European Commission opens call for AI medical imaging pilots

Two large-scale pilots using AI for medical imaging will receive EU support under a new European Commission call.

The European Commission is investing €632 million in AI innovation.

The European Commission has opened a €9 million call under the Digital Europe Programme to fund two large-scale pilots using cloud-based AI systems for medical imaging. The call opened on 21 April 2026 and will run until 1 October 2026, with the pilots intended to test how AI and generative AI can be deployed in real clinical settings across Europe.

The projects will focus on imaging workflows involving MRI, CT, X-ray, PET, and ultrasound, where AI tools can help flag findings for review by qualified medical professionals. The Commission says the aim is not to replace clinical judgement, but to support earlier detection, improve workflow efficiency, help prioritise urgent cases, and ease pressure on overstretched radiology services.

The call also fits into a wider EU effort to build practical infrastructure around AI in healthcare rather than treating pilots as isolated experiments. Medical centres participating in the projects will join the European Network of AI-Powered Advanced Screening Centres, which the Commission is developing to speed up the introduction of innovative AI tools for cancer and cardiovascular prevention, early detection, and diagnosis.

That network matters because the Commission is trying to connect funding, clinical deployment, and shared learning in a single framework. According to the call material, results from the pilots will be shared through network events to support peer learning and the spread of good practice, giving the initiative a stronger policy purpose than a standard technology grant.

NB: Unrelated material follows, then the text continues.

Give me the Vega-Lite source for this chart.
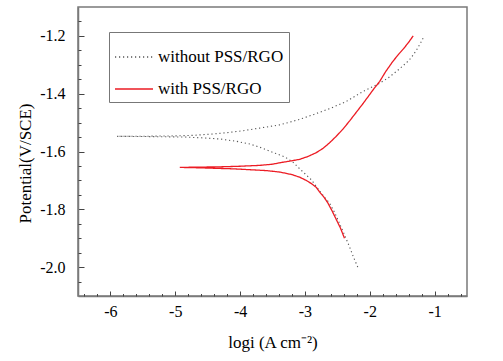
{
  "$schema": "https://vega.github.io/schema/vega-lite/v6.json",
  "width": 389,
  "height": 289,
  "autosize": {"type": "none"},
  "padding": {"left": 78, "top": 7, "right": 36, "bottom": 65},
  "background": "white",
  "config": {
    "view": {"stroke": "#7a7a7a", "strokeWidth": 1.5},
    "font": "Liberation Serif"
  },
  "data": {
    "values": [
      {"s": "without PSS/RGO", "x": -2.185, "y": -2.000},
      {"s": "without PSS/RGO", "x": -2.25, "y": -1.966},
      {"s": "without PSS/RGO", "x": -2.312, "y": -1.930},
      {"s": "without PSS/RGO", "x": -2.39, "y": -1.888},
      {"s": "without PSS/RGO", "x": -2.466, "y": -1.849},
      {"s": "without PSS/RGO", "x": -2.54, "y": -1.812},
      {"s": "without PSS/RGO", "x": -2.62, "y": -1.779},
      {"s": "without PSS/RGO", "x": -2.72, "y": -1.752},
      {"s": "without PSS/RGO", "x": -2.825, "y": -1.721},
      {"s": "without PSS/RGO", "x": -2.90, "y": -1.698},
      {"s": "without PSS/RGO", "x": -2.98, "y": -1.681},
      {"s": "without PSS/RGO", "x": -3.08, "y": -1.660},
      {"s": "without PSS/RGO", "x": -3.185, "y": -1.637},
      {"s": "without PSS/RGO", "x": -3.30, "y": -1.620},
      {"s": "without PSS/RGO", "x": -3.389, "y": -1.612},
      {"s": "without PSS/RGO", "x": -3.55, "y": -1.598},
      {"s": "without PSS/RGO", "x": -3.70, "y": -1.585},
      {"s": "without PSS/RGO", "x": -3.85, "y": -1.574},
      {"s": "without PSS/RGO", "x": -4.05, "y": -1.565},
      {"s": "without PSS/RGO", "x": -4.30, "y": -1.557},
      {"s": "without PSS/RGO", "x": -4.57, "y": -1.553},
      {"s": "without PSS/RGO", "x": -4.85, "y": -1.550},
      {"s": "without PSS/RGO", "x": -5.20, "y": -1.549},
      {"s": "without PSS/RGO", "x": -5.55, "y": -1.548},
      {"s": "without PSS/RGO", "x": -5.90, "y": -1.5475},
      {"s": "without PSS/RGO", "x": -5.40, "y": -1.547},
      {"s": "without PSS/RGO", "x": -5.00, "y": -1.546},
      {"s": "without PSS/RGO", "x": -4.72, "y": -1.544},
      {"s": "without PSS/RGO", "x": -4.45, "y": -1.540},
      {"s": "without PSS/RGO", "x": -4.21, "y": -1.535},
      {"s": "without PSS/RGO", "x": -3.95, "y": -1.528},
      {"s": "without PSS/RGO", "x": -3.70, "y": -1.519},
      {"s": "without PSS/RGO", "x": -3.389, "y": -1.508},
      {"s": "without PSS/RGO", "x": -3.10, "y": -1.490},
      {"s": "without PSS/RGO", "x": -2.877, "y": -1.473},
      {"s": "without PSS/RGO", "x": -2.60, "y": -1.450},
      {"s": "without PSS/RGO", "x": -2.364, "y": -1.427},
      {"s": "without PSS/RGO", "x": -2.108, "y": -1.393},
      {"s": "without PSS/RGO", "x": -1.85, "y": -1.364},
      {"s": "without PSS/RGO", "x": -1.72, "y": -1.346},
      {"s": "without PSS/RGO", "x": -1.594, "y": -1.324},
      {"s": "without PSS/RGO", "x": -1.49, "y": -1.304},
      {"s": "without PSS/RGO", "x": -1.389, "y": -1.283},
      {"s": "without PSS/RGO", "x": -1.32, "y": -1.263},
      {"s": "without PSS/RGO", "x": -1.262, "y": -1.243},
      {"s": "without PSS/RGO", "x": -1.21, "y": -1.222},
      {"s": "without PSS/RGO", "x": -1.158, "y": -1.200},
      {"s": "with PSS/RGO", "x": -2.39, "y": -1.900},
      {"s": "with PSS/RGO", "x": -2.45, "y": -1.866},
      {"s": "with PSS/RGO", "x": -2.517, "y": -1.835},
      {"s": "with PSS/RGO", "x": -2.58, "y": -1.806},
      {"s": "with PSS/RGO", "x": -2.646, "y": -1.778},
      {"s": "with PSS/RGO", "x": -2.71, "y": -1.757},
      {"s": "with PSS/RGO", "x": -2.774, "y": -1.740},
      {"s": "with PSS/RGO", "x": -2.825, "y": -1.724},
      {"s": "with PSS/RGO", "x": -2.90, "y": -1.711},
      {"s": "with PSS/RGO", "x": -2.98, "y": -1.700},
      {"s": "with PSS/RGO", "x": -3.08, "y": -1.689},
      {"s": "with PSS/RGO", "x": -3.20, "y": -1.680},
      {"s": "with PSS/RGO", "x": -3.389, "y": -1.671},
      {"s": "with PSS/RGO", "x": -3.60, "y": -1.666},
      {"s": "with PSS/RGO", "x": -3.85, "y": -1.663},
      {"s": "with PSS/RGO", "x": -4.10, "y": -1.660},
      {"s": "with PSS/RGO", "x": -4.40, "y": -1.658},
      {"s": "with PSS/RGO", "x": -4.70, "y": -1.656},
      {"s": "with PSS/RGO", "x": -4.93, "y": -1.655},
      {"s": "with PSS/RGO", "x": -4.60, "y": -1.654},
      {"s": "with PSS/RGO", "x": -4.30, "y": -1.653},
      {"s": "with PSS/RGO", "x": -4.00, "y": -1.651},
      {"s": "with PSS/RGO", "x": -3.70, "y": -1.648},
      {"s": "with PSS/RGO", "x": -3.50, "y": -1.644},
      {"s": "with PSS/RGO", "x": -3.389, "y": -1.639},
      {"s": "with PSS/RGO", "x": -3.20, "y": -1.632},
      {"s": "with PSS/RGO", "x": -3.08, "y": -1.627},
      {"s": "with PSS/RGO", "x": -2.95, "y": -1.617},
      {"s": "with PSS/RGO", "x": -2.825, "y": -1.604},
      {"s": "with PSS/RGO", "x": -2.72, "y": -1.589},
      {"s": "with PSS/RGO", "x": -2.62, "y": -1.570},
      {"s": "with PSS/RGO", "x": -2.52, "y": -1.548},
      {"s": "with PSS/RGO", "x": -2.415, "y": -1.523},
      {"s": "with PSS/RGO", "x": -2.31, "y": -1.494},
      {"s": "with PSS/RGO", "x": -2.21, "y": -1.465},
      {"s": "with PSS/RGO", "x": -2.10, "y": -1.433},
      {"s": "with PSS/RGO", "x": -2.005, "y": -1.404},
      {"s": "with PSS/RGO", "x": -1.94, "y": -1.384},
      {"s": "with PSS/RGO", "x": -1.848, "y": -1.358},
      {"s": "with PSS/RGO", "x": -1.75, "y": -1.322},
      {"s": "with PSS/RGO", "x": -1.646, "y": -1.289},
      {"s": "with PSS/RGO", "x": -1.55, "y": -1.262},
      {"s": "with PSS/RGO", "x": -1.47, "y": -1.242},
      {"s": "with PSS/RGO", "x": -1.40, "y": -1.222},
      {"s": "with PSS/RGO", "x": -1.33, "y": -1.200}
    ]
  },
  "encoding": {
    "order": {"field": "y", "type": "quantitative"},
    "color": {
      "field": "s",
      "type": "nominal",
      "scale": {"domain": ["without PSS/RGO", "with PSS/RGO"], "range": ["#555555", "#ec1c24"]},
      "legend": {
        "title": null,
        "orient": "none",
        "legendX": 31,
        "legendY": 25,
        "strokeColor": "#777",
        "padding": 5,
        "symbolType": "stroke",
        "symbolSize": 1444,
        "symbolStrokeWidth": 1.3,
        "labelFont": "Liberation Serif",
        "labelFontSize": 17,
        "labelColor": "black",
        "labelOffset": 4,
        "rowPadding": 4,
        "labelLimit": 300
      }
    },
    "strokeDash": {
      "field": "s",
      "type": "nominal",
      "scale": {"domain": ["without PSS/RGO", "with PSS/RGO"], "range": [[1.2, 2.8], [1, 0]]},
      "legend": {
        "title": null,
        "orient": "none",
        "legendX": 31,
        "legendY": 25,
        "strokeColor": "#777",
        "padding": 5,
        "symbolType": "stroke",
        "symbolSize": 1444,
        "symbolStrokeWidth": 1.3,
        "labelFont": "Liberation Serif",
        "labelFontSize": 17,
        "labelColor": "black",
        "labelOffset": 4,
        "rowPadding": 4,
        "labelLimit": 300
      }
    }
  },
  "resolve": {"axis": {"x": "independent", "y": "independent"}},
  "layer": [
    {
      "transform": [{"filter": "datum.s === 'without PSS/RGO'"}],
      "mark": {"type": "line", "strokeWidth": 1.1, "clip": true},
      "encoding": {
        "x": {
          "field": "x",
          "type": "quantitative",
          "scale": {"domain": [-6.5, -0.5], "nice": false, "zero": false},
          "axis": {
            "orient": "bottom",
            "title": "logi (A cm⁻²)",
            "values": [-6, -5, -4, -3, -2, -1],
            "labelExpr": "replace(format(datum.value, 'd'), '\u2212', '-')",
            "tickSize": -5,
            "tickColor": "#444",
            "domainColor": "#7a7a7a",
            "domainWidth": 1.5,
            "grid": false,
            "labelFont": "Liberation Serif",
            "labelFontSize": 16,
            "labelColor": "black",
            "labelPadding": 12,
            "labelOverlap": false,
            "labelFlush": false,
            "titleFont": "Liberation Serif",
            "titleFontSize": 17,
            "titleFontWeight": "normal",
            "titleColor": "black",
            "titleBaseline": "alphabetic",
            "titleY": 51
          }
        },
        "y": {
          "field": "y",
          "type": "quantitative",
          "scale": {"domain": [-2.1, -1.1], "nice": false, "zero": false},
          "axis": {
            "orient": "left",
            "title": "Potential(V/SCE)",
            "values": [-2.0, -1.8, -1.6, -1.4, -1.2],
            "labelExpr": "replace(format(datum.value, '.1f'), '\u2212', '-')",
            "tickSize": -6,
            "tickColor": "#444",
            "domainColor": "#7a7a7a",
            "domainWidth": 1.5,
            "grid": false,
            "labelFont": "Liberation Serif",
            "labelFontSize": 16,
            "labelColor": "black",
            "labelPadding": 19,
            "labelOverlap": false,
            "labelFlush": false,
            "titleFont": "Liberation Serif",
            "titleFontSize": 17,
            "titleFontWeight": "normal",
            "titleColor": "black",
            "titleX": -53,
            "titleY": 156,
            "titleBaseline": "middle",
            "titleAngle": -90
          }
        }
      }
    },
    {
      "transform": [{"filter": "datum.s === 'with PSS/RGO'"}],
      "mark": {"type": "line", "strokeWidth": 1.3, "clip": true},
      "encoding": {
        "x": {
          "field": "x",
          "type": "quantitative",
          "scale": {"domain": [-6.5, -0.5], "nice": false, "zero": false},
          "axis": {
            "orient": "bottom",
            "title": null,
            "values": [-6.4, -6.2, -5.8, -5.6, -5.4, -5.2, -4.8, -4.6, -4.4, -4.2, -3.8, -3.6, -3.4, -3.2, -2.8, -2.6, -2.4, -2.2, -1.8, -1.6, -1.4, -1.2, -0.8, -0.6],
            "labels": false,
            "domain": false,
            "grid": false,
            "tickSize": -2.5,
            "tickColor": "#444"
          }
        },
        "y": {
          "field": "y",
          "type": "quantitative",
          "scale": {"domain": [-2.1, -1.1], "nice": false, "zero": false},
          "axis": {
            "orient": "left",
            "title": null,
            "values": [-2.05, -1.95, -1.9, -1.85, -1.75, -1.7, -1.65, -1.55, -1.5, -1.45, -1.35, -1.3, -1.25, -1.15],
            "labels": false,
            "domain": false,
            "grid": false,
            "tickSize": -3,
            "tickColor": "#444"
          }
        }
      }
    }
  ]
}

The pilots are also expected to build on existing European health data and imaging infrastructure, including Cancer Image Europe and HealthData@EU. That places the funding call within a broader EU strategy to make medical AI more usable across borders by linking new clinical tools to shared data spaces and common digital infrastructure.

The story is worth covering because it shows the Commission moving from general support for health AI to more concrete deployment mechanisms. The real significance lies less in the €9 million figure on its own than in the fact that Brussels is trying to create repeatable clinical and institutional models for using AI in screening and diagnosis, especially in areas such as cancer and cardiovascular care, where imaging plays a central role.